## Task directions
For the material that follows, list every line containing the word "seaborn".

## Data block
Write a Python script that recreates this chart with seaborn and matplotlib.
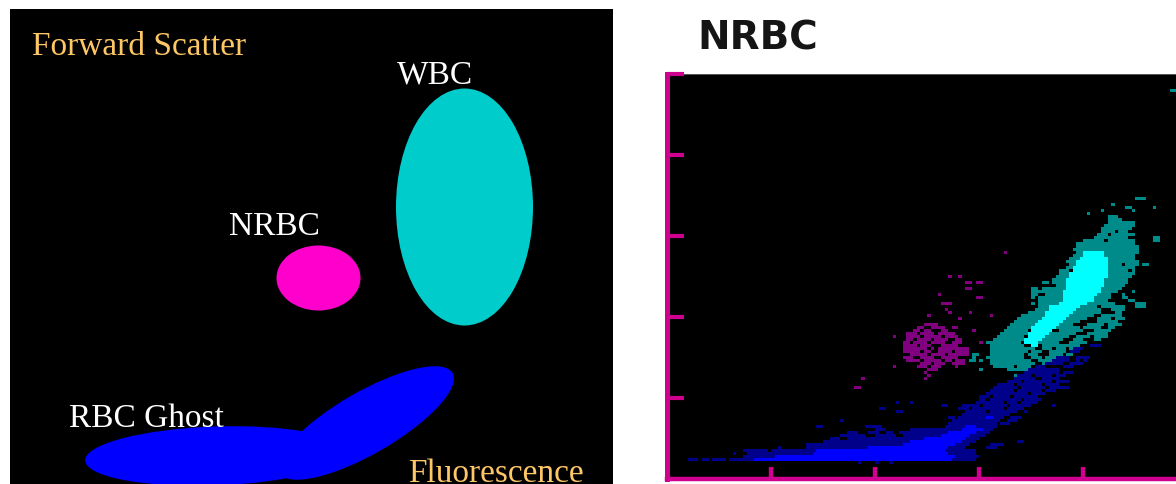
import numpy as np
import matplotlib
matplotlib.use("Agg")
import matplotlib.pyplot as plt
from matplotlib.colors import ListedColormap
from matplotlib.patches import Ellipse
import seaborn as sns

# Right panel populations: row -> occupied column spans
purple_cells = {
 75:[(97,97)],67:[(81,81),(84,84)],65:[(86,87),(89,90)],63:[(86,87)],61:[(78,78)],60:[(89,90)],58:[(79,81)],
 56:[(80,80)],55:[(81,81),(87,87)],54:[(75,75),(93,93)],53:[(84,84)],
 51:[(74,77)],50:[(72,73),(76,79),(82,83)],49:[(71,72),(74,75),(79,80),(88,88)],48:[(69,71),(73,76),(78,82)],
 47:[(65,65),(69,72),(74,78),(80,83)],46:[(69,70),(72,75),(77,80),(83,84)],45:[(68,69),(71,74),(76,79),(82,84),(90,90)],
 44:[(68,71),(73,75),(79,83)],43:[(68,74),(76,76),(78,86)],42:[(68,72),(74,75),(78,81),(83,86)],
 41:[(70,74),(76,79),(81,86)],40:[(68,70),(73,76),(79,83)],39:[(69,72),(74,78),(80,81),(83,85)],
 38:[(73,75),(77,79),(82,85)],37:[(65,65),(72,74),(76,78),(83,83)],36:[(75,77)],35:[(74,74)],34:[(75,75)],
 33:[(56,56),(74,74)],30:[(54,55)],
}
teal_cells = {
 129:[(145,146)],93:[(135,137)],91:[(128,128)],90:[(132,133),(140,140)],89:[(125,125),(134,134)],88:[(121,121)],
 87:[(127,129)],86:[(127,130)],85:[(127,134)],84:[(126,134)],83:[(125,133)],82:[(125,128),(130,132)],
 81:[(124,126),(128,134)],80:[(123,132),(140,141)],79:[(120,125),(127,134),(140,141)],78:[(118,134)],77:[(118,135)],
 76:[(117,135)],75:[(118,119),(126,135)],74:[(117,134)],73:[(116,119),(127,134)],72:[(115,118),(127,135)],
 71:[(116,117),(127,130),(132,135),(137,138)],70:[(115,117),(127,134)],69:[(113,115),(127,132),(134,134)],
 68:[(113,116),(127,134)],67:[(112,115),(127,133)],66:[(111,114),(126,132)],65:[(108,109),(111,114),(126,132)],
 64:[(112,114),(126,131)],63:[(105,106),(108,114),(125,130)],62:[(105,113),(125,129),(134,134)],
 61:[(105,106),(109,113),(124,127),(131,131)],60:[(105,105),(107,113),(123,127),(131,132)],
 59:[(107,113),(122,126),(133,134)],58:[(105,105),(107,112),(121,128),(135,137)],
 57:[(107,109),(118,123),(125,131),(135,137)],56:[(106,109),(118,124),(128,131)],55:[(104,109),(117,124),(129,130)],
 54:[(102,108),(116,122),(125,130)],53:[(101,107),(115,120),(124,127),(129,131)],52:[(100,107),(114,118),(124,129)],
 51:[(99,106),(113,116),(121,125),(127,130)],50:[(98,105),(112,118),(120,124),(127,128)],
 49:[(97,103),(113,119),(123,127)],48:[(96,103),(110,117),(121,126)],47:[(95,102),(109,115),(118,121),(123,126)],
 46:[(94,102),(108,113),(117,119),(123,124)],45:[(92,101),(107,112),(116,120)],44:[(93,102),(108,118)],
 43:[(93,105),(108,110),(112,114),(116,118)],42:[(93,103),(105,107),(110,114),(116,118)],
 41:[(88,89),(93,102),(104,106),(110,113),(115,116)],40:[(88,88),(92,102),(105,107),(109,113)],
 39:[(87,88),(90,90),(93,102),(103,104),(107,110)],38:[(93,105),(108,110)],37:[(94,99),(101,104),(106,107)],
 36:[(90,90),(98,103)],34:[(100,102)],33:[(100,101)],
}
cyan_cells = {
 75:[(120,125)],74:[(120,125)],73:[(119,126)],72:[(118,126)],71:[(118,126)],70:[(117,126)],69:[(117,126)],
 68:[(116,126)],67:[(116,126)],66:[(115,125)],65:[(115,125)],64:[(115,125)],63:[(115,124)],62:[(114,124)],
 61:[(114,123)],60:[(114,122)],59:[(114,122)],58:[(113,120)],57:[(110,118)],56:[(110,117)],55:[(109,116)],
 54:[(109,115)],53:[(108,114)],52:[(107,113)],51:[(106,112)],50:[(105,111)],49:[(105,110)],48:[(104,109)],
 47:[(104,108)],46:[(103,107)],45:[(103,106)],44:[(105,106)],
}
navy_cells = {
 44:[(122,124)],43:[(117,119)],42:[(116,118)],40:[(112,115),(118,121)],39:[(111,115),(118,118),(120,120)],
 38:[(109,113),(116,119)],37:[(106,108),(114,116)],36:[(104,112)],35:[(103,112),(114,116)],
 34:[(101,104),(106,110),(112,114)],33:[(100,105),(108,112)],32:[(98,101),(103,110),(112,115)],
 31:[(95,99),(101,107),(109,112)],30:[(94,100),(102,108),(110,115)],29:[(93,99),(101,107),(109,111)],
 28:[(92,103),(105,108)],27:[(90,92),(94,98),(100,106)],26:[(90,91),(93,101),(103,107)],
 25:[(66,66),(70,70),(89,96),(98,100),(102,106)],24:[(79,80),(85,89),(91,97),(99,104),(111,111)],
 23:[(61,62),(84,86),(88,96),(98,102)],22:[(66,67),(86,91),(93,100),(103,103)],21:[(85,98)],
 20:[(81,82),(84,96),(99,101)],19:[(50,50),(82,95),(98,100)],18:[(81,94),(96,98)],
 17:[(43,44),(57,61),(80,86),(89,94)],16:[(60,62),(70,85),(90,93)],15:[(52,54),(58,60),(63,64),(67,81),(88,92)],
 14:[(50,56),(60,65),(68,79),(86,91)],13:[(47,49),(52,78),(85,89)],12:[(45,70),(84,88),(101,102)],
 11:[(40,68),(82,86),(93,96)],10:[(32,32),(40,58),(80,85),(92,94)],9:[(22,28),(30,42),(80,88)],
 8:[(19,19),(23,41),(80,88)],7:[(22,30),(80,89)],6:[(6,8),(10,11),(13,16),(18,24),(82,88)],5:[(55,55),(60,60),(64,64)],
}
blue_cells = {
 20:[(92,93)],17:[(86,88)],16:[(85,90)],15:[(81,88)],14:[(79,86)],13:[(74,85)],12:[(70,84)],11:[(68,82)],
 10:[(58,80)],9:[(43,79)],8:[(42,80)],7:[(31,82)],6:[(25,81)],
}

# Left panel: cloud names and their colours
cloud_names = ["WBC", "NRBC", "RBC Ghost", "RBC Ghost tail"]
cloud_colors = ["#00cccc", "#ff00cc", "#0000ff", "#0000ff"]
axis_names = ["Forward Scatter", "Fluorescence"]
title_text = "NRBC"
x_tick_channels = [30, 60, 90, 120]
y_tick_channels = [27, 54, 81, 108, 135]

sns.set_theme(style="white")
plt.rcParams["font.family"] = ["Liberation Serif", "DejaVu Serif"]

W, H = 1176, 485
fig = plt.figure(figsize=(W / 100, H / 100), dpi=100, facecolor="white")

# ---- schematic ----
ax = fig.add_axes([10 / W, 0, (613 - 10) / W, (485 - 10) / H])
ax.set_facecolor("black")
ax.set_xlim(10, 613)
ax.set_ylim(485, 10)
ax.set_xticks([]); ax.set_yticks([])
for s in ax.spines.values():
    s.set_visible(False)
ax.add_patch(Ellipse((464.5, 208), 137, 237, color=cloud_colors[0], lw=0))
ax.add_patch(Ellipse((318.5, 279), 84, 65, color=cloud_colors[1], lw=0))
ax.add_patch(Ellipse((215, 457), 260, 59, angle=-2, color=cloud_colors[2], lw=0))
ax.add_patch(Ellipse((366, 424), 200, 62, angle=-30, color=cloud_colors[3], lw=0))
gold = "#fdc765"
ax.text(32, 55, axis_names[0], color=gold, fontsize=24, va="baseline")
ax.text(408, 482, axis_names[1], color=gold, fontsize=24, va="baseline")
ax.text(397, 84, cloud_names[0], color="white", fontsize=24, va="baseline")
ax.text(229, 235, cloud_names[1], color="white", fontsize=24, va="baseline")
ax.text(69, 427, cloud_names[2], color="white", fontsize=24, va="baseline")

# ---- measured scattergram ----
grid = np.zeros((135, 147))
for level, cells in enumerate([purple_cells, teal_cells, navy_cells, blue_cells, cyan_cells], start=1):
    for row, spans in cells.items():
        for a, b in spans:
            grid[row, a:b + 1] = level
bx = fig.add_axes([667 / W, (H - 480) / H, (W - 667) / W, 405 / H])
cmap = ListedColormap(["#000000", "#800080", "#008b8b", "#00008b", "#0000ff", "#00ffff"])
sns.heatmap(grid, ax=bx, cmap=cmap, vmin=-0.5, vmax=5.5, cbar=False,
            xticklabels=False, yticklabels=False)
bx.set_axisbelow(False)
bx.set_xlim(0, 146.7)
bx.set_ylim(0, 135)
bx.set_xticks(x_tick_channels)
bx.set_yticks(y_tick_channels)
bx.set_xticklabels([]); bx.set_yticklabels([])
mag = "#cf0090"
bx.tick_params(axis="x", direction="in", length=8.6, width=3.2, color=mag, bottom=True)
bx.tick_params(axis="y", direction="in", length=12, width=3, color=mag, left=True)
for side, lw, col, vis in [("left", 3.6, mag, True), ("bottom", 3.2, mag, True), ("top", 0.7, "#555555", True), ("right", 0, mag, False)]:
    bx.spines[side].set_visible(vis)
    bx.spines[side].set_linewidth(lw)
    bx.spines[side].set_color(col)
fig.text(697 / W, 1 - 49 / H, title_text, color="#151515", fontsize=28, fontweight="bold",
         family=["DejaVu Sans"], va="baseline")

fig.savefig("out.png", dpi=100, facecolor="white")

## Complete response
Write a Python script that recreates this chart with seaborn and matplotlib.
import seaborn as sns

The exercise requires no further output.